DATASET EXCERPT:

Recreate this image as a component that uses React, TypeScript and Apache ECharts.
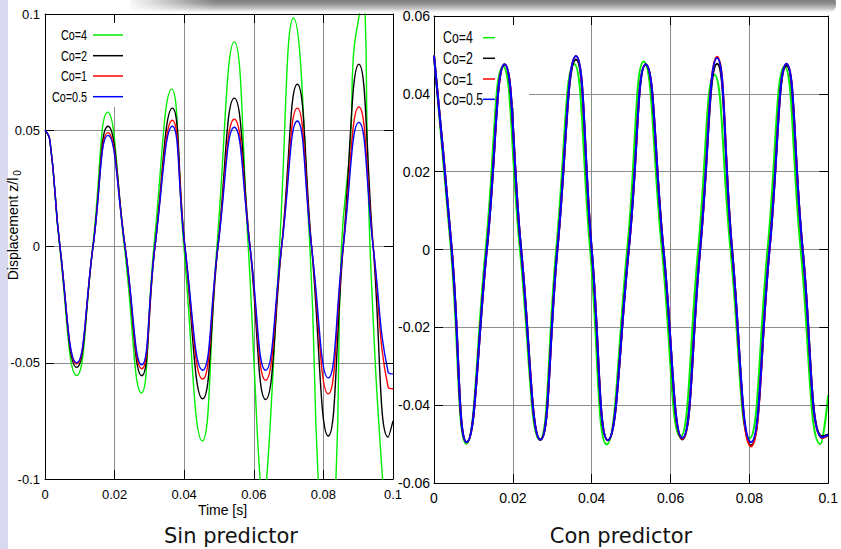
import React, { useEffect, useRef } from "react";
import * as echarts from "echarts";

// ---------- data ----------
const seriesNames = ["Co=4", "Co=2", "Co=1", "Co=0.5"];
const seriesColors = ["#00ee00", "#000000", "#ff0000", "#0000ff"];

const xTicks = [0, 0.02, 0.04, 0.06, 0.08, 0.1];
const ySinTicks = [-0.1, -0.05, 0, 0.05, 0.1];
const yConTicks = [-0.06, -0.04, -0.02, 0, 0.02, 0.04, 0.06];

// "Sin predictor" (left panel)
const timeSin = [0, 0.0014, 0.0043, 0.0091, 0.0138, 0.0181, 0.023, 0.0278, 0.0316, 0.0366, 0.0402, 0.0453, 0.0497, 0.0544, 0.0589, 0.0634, 0.068, 0.0725, 0.0766, 0.0814, 0.0857, 0.0902, 0.0943, 0.0986, 0.1];
const sinCo2 = [0.05, 0.0457, 0, -0.052, 0, 0.0517, 0, -0.0556, 0, 0.0595, 0, -0.0655, 0, 0.0638, 0, -0.0658, 0, 0.0698, 0, -0.0815, 0, 0.0784, 0, -0.082, -0.075];
const sinCo1 = [0.05, 0.0457, 0, -0.0505, 0, 0.049, 0, -0.0526, 0, 0.0543, 0, -0.057, 0, 0.0547, 0, -0.0575, 0, 0.0595, 0, -0.0634, 0, 0.06, 0, -0.0605, -0.0612];
const sinCo05 = [0.05, 0.0457, 0, -0.05, 0, 0.0478, 0, -0.0509, 0, 0.0517, 0, -0.0532, 0, 0.0513, 0, -0.0532, 0, 0.054, 0, -0.0565, 0, 0.0534, 0, -0.054, -0.0548];
const timeSinCo4 = [0, 0.0014, 0.0042, 0.0091, 0.0137, 0.018, 0.0228, 0.0277, 0.0313, 0.0364, 0.0399, 0.0452, 0.0494, 0.0544, 0.0584, 0.0603, 0.0618, 0.0628, 0.0637, 0.0654, 0.0674, 0.0714, 0.0761, 0.0785, 0.081, 0.0836, 0.0852, 0.0878, 0.0886, 0.0903, 0.0911, 0.092, 0.0926, 0.0938, 0.097, 0.0988, 0.1];
const sinCo4 = [0.05, 0.0457, 0, -0.0555, 0, 0.0578, 0, -0.063, 0, 0.0677, 0, -0.0836, 0, 0.088, 0, -0.0578, -0.1, -0.112, -0.1, -0.0578, 0, 0.0983, 0, -0.1, -0.15, -0.1, 0, 0.0457, 0.0816, 0.0996, 0.106, 0.0996, 0.0457, -0.0147, -0.1, -0.125, -0.12];

// "Con predictor" (right panel)
const timeCon = [0, 0.0045, 0.0083, 0.0134, 0.0179, 0.0221, 0.027, 0.0313, 0.036, 0.04, 0.0441, 0.0494, 0.0537, 0.0582, 0.063, 0.0675, 0.0718, 0.0756, 0.0804, 0.0851, 0.0894, 0.0935, 0.0985, 0.1];
const conCo2 = [0.0498, 0, -0.0495, 0, 0.0475, 0, -0.0489, 0, 0.0488, 0, -0.049, 0, 0.0475, 0, -0.0488, 0, 0.0477, 0, -0.0503, 0, 0.0472, 0, -0.048, -0.0475];
const conCo1 = [0.0498, 0, -0.0495, 0, 0.0476, 0, -0.0489, 0, 0.0497, 0, -0.049, 0, 0.0476, 0, -0.0486, 0, 0.0495, 0, -0.0506, 0, 0.0477, 0, -0.0485, -0.0478];
const conCo05 = [0.0498, 0, -0.0495, 0, 0.0476, 0, -0.0489, 0, 0.0497, 0, -0.049, 0, 0.0476, 0, -0.0484, 0, 0.0492, 0, -0.0495, 0, 0.0477, 0, -0.0483, -0.0477];
const timeConCo4 = [0, 0.0043, 0.0082, 0.0131, 0.0175, 0.0218, 0.0268, 0.031, 0.0355, 0.0396, 0.0438, 0.049, 0.0532, 0.0578, 0.0625, 0.067, 0.0711, 0.0752, 0.08, 0.0846, 0.0889, 0.093, 0.098, 0.1];
const conCo4 = [0.0498, 0, -0.0499, 0, 0.047, 0, -0.0489, 0, 0.0477, 0, -0.0501, 0, 0.0483, 0, -0.0481, 0, 0.0449, 0, -0.0485, 0, 0.047, 0, -0.05, -0.0374];

const panelTitles = ["Sin predictor", "Con predictor"];
const xAxisTitle = "Time [s]";
const yAxisTitle = "Displacement z/l";
const yAxisTitleSub = "0";

// ---------- styling ----------
const FONT_SANS = '"Liberation Sans", Arial, sans-serif';
const GRID_COLOR = "#8c8c8c";

function zip(xs: number[], ys: number[]) {
  return xs.map((x, i) => [x, ys[i]]);
}

function axisPair(kind: "x" | "y", gridIndex: number, ticks: number[], fontSize: number, margin: number) {
  const min = ticks[0];
  const max = ticks[ticks.length - 1];
  const interval = +(ticks[1] - ticks[0]).toFixed(6);
  const main = {
    gridIndex,
    type: "value",
    min,
    max,
    interval,
    position: kind === "x" ? "bottom" : "left",
    axisLine: { show: true, onZero: false, lineStyle: { color: "#000", width: 1 } },
    axisTick: { show: true, inside: true, length: 9, lineStyle: { color: "#000", width: 1 } },
    axisLabel: { show: true, margin, fontFamily: FONT_SANS, fontSize, color: "#000" },
    splitLine: { show: true, showMinLine: false, showMaxLine: false, lineStyle: { color: GRID_COLOR, width: 1 } },
    z: 0,
  };
  const mirror = {
    gridIndex,
    type: "value",
    min,
    max,
    interval,
    position: kind === "x" ? "top" : "right",
    axisLine: { show: true, onZero: false, lineStyle: { color: "#000", width: 1 } },
    axisTick: { show: true, inside: true, length: 9, lineStyle: { color: "#000", width: 1 } },
    axisLabel: { show: false },
    splitLine: { show: false },
    z: 4,
  };
  return [main, mirror];
}

function lineSeries(name: string, color: string, xs: number[], ys: number[], axisIndex: number, width: number) {
  return {
    name,
    type: "line",
    xAxisIndex: axisIndex,
    yAxisIndex: axisIndex,
    data: zip(xs, ys),
    showSymbol: false,
    symbol: "none",
    smooth: 0.5,
    clip: true,
    silent: true,
    lineStyle: { color, width },
    itemStyle: { color },
    z: 3,
  };
}

function legendGraphics(rows: number[], textX: number, align: string, lineX0: number, lineX1: number, fontSize: number, sx: number) {
  const els: any[] = [];
  seriesNames.forEach((n, i) => {
    els.push({
      type: "text",
      x: textX,
      y: rows[i],
      scaleX: sx,
      z: 10,
      style: { text: n, font: `${fontSize}px ${FONT_SANS}`, fill: "#000", align, verticalAlign: "middle" },
    });
    els.push({
      type: "line",
      z: 10,
      shape: { x1: lineX0, y1: rows[i], x2: lineX1, y2: rows[i] },
      style: { stroke: seriesColors[i], lineWidth: 1.5 },
    });
  });
  return els;
}

function buildOption() {
  const [x0, x0m] = axisPair("x", 0, xTicks, 13, 9);
  const [y0, y0m] = axisPair("y", 0, ySinTicks, 13, 5);
  const [x1, x1m] = axisPair("x", 1, xTicks, 14, 8);
  const [y1, y1m] = axisPair("y", 1, yConTicks, 14, 4);

  const sinSeries = [
    lineSeries(seriesNames[0], seriesColors[0], timeSinCo4, sinCo4, 0, 1.4),
    lineSeries(seriesNames[1], seriesColors[1], timeSin, sinCo2, 0, 1.4),
    lineSeries(seriesNames[2], seriesColors[2], timeSin, sinCo1, 0, 1.4),
    lineSeries(seriesNames[3], seriesColors[3], timeSin, sinCo05, 0, 1.4),
  ];
  const conSeries = [
    lineSeries(seriesNames[0], seriesColors[0], timeConCo4, conCo4, 2, 2),
    lineSeries(seriesNames[1], seriesColors[1], timeCon, conCo2, 2, 2),
    lineSeries(seriesNames[2], seriesColors[2], timeCon, conCo1, 2, 2),
    lineSeries(seriesNames[3], seriesColors[3], timeCon, conCo05, 2, 2),
  ];

  const graphic: any[] = [
    // slide decorations
    { type: "rect", z: 0, shape: { x: 0, y: 0, width: 8, height: 549 }, style: { fill: "#d9d9f0" } },
    {
      type: "rect",
      z: 0,
      shape: { x: 130, y: -6, width: 706, height: 20, r: 9 },
      style: {
        fill: new echarts.graphic.LinearGradient(0, 0, 0, 1, [
          { offset: 0, color: "#6a6a6a" },
          { offset: 0.45, color: "#8a8a8a" },
          { offset: 0.75, color: "#c8c8c8" },
          { offset: 1, color: "rgba(255,255,255,0)" },
        ]),
      },
    },
    {
      type: "rect",
      z: 0,
      shape: { x: 125, y: 0, width: 90, height: 14 },
      style: {
        fill: new echarts.graphic.LinearGradient(0, 0, 1, 0, [
          { offset: 0, color: "rgba(255,255,255,1)" },
          { offset: 1, color: "rgba(255,255,255,0)" },
        ]),
      },
    },
    // legend boxes (hide grid lines like gnuplot's key)
    { type: "rect", z: 1, shape: { x: 46, y: 15, width: 84, height: 92 }, style: { fill: "#fff" } },
    { type: "rect", z: 1, shape: { x: 435, y: 17, width: 94, height: 91 }, style: { fill: "#fff" } },
    ...legendGraphics([35, 55.7, 76, 96.7], 87, "right", 93, 123, 15, 0.72),
    ...legendGraphics([37.7, 58.3, 79, 99.3], 443, "left", 483, 495, 16, 0.77),
    // axis titles
    {
      type: "text",
      x: 13,
      y: 229,
      rotation: Math.PI / 2,
      z: 10,
      style: { text: yAxisTitle, font: `14px ${FONT_SANS}`, fill: "#000", align: "center", verticalAlign: "middle" },
    },
    {
      type: "text",
      x: 17.5,
      y: 173,
      rotation: Math.PI / 2,
      z: 10,
      style: { text: yAxisTitleSub, font: `10px ${FONT_SANS}`, fill: "#000", align: "center", verticalAlign: "middle" },
    },
    {
      type: "text",
      x: 222.5,
      y: 510,
      z: 10,
      style: { text: xAxisTitle, font: `14px ${FONT_SANS}`, fill: "#000", align: "center", verticalAlign: "middle" },
    },
    // panel captions
    {
      type: "text",
      x: 231,
      y: 536,
      z: 10,
      style: { text: panelTitles[0], font: `21px "DejaVu Sans", sans-serif`, fill: "#111", align: "center", verticalAlign: "middle" },
    },
    {
      type: "text",
      x: 621,
      y: 536,
      z: 10,
      style: { text: panelTitles[1], font: `21px "DejaVu Sans", sans-serif`, fill: "#111", align: "center", verticalAlign: "middle" },
    },
  ];

  return {
    animation: false,
    backgroundColor: "#ffffff",
    grid: [
      { left: 45, top: 14, width: 348, height: 465, containLabel: false },
      { left: 434, top: 16, width: 397, height: 467, containLabel: false },
    ],
    xAxis: [x0, x0m, x1, x1m],
    yAxis: [y0, y0m, y1, y1m],
    series: [...sinSeries, ...conSeries],
    graphic,
  };
}

export default function App() {
  const ref = useRef<HTMLDivElement>(null);
  useEffect(() => {
    if (!ref.current) return;
    const chart = echarts.init(ref.current, null, { renderer: "svg" });
    chart.setOption(buildOption() as any);
    return () => chart.dispose();
  }, []);
  return (
    <div
      ref={ref}
      style={{ position: "fixed", left: 0, top: 0, width: 841, height: 549, background: "#fff" }}
    />
  );
}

EXERCISE BRIEF: Starting at the top of the listing above, reproduce each line up to and including the one with "import * as"; omit the pictures.

RESPONSE BELOW:
Recreate this image as a component that uses React, TypeScript and Apache ECharts.
import React, { useEffect, useRef } from "react";
import * as echarts from "echarts";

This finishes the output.